** Begin **

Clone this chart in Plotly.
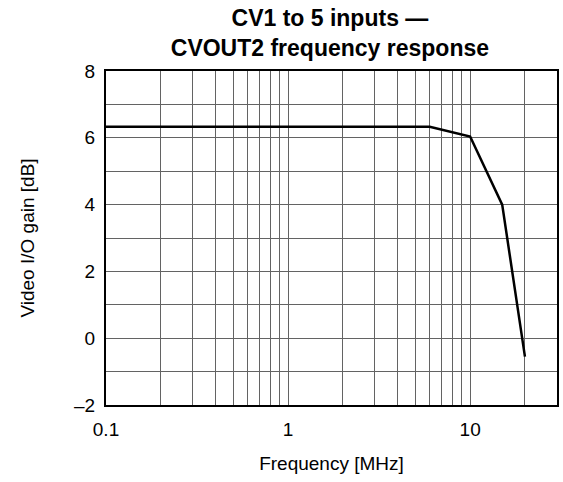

** End **
** Begin **

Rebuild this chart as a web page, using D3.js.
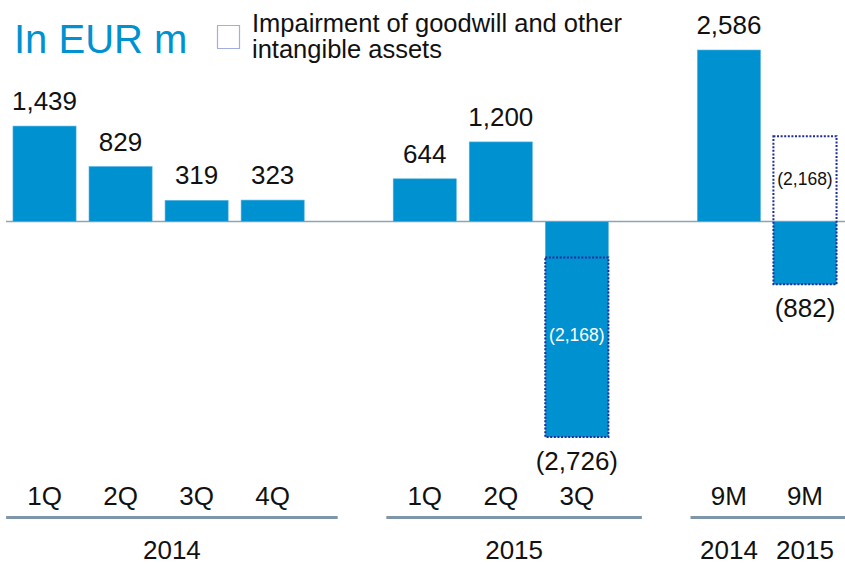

** End **
** Begin **

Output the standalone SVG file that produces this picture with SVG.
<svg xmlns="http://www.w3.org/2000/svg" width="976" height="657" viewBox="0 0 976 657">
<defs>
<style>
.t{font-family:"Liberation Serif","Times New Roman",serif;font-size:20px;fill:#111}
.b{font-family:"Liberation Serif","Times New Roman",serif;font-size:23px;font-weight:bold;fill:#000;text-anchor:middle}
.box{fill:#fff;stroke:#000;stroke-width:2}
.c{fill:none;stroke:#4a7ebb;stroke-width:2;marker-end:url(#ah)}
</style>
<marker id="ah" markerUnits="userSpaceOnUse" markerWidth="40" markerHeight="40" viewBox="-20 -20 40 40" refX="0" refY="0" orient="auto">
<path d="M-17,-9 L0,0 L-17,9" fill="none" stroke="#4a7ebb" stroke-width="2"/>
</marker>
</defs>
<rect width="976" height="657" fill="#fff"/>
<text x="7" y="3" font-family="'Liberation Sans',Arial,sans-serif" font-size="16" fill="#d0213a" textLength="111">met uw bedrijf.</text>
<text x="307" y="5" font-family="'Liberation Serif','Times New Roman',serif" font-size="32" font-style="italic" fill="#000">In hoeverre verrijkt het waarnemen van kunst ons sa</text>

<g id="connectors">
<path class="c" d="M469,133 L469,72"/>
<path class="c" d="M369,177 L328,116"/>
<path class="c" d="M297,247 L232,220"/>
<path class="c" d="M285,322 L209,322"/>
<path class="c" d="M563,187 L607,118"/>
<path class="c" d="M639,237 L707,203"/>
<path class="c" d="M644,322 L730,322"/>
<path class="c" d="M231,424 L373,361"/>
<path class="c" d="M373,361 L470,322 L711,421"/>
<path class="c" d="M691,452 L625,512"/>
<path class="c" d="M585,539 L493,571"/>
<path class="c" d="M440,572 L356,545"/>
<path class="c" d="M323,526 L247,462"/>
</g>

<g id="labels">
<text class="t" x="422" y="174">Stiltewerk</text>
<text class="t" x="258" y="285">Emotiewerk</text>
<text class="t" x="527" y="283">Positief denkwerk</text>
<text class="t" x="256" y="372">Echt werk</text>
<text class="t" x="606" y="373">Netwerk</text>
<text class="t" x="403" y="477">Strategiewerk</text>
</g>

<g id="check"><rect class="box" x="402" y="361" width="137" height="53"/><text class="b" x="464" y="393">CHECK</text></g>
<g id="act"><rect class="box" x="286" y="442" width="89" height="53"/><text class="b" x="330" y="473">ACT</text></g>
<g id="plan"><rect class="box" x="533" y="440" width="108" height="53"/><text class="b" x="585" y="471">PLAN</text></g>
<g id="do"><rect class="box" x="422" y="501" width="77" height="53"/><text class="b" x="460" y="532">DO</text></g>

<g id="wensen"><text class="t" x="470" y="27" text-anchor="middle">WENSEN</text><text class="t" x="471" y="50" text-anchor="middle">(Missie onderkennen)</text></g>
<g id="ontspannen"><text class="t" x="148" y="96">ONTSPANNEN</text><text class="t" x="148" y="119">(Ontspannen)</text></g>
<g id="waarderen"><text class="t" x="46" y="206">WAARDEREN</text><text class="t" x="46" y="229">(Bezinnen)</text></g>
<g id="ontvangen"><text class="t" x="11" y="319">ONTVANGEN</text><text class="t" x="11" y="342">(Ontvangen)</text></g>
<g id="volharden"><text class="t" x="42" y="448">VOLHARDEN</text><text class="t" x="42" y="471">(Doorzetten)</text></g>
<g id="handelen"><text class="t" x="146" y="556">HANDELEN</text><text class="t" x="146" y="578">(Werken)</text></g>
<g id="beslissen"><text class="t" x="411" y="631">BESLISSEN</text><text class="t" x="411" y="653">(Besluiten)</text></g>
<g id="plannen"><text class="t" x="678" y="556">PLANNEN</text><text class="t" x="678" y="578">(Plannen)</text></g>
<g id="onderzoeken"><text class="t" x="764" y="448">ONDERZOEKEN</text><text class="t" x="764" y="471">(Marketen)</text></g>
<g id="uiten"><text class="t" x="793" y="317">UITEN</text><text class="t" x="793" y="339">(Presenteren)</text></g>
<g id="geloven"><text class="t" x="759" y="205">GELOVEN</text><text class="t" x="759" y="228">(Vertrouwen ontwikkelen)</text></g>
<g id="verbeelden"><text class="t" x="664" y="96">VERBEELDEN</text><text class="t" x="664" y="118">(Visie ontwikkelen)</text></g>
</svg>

** End **

Exercise: Quote word for word every line from the one that has "Output the standalone" through the one that has "kunst ons sa</text>".

Written answer:
Output the standalone SVG file that produces this picture with SVG.
<svg xmlns="http://www.w3.org/2000/svg" width="976" height="657" viewBox="0 0 976 657">
<defs>
<style>
.t{font-family:"Liberation Serif","Times New Roman",serif;font-size:20px;fill:#111}
.b{font-family:"Liberation Serif","Times New Roman",serif;font-size:23px;font-weight:bold;fill:#000;text-anchor:middle}
.box{fill:#fff;stroke:#000;stroke-width:2}
.c{fill:none;stroke:#4a7ebb;stroke-width:2;marker-end:url(#ah)}
</style>
<marker id="ah" markerUnits="userSpaceOnUse" markerWidth="40" markerHeight="40" viewBox="-20 -20 40 40" refX="0" refY="0" orient="auto">
<path d="M-17,-9 L0,0 L-17,9" fill="none" stroke="#4a7ebb" stroke-width="2"/>
</marker>
</defs>
<rect width="976" height="657" fill="#fff"/>
<text x="7" y="3" font-family="'Liberation Sans',Arial,sans-serif" font-size="16" fill="#d0213a" textLength="111">met uw bedrijf.</text>
<text x="307" y="5" font-family="'Liberation Serif','Times New Roman',serif" font-size="32" font-style="italic" fill="#000">In hoeverre verrijkt het waarnemen van kunst ons sa</text>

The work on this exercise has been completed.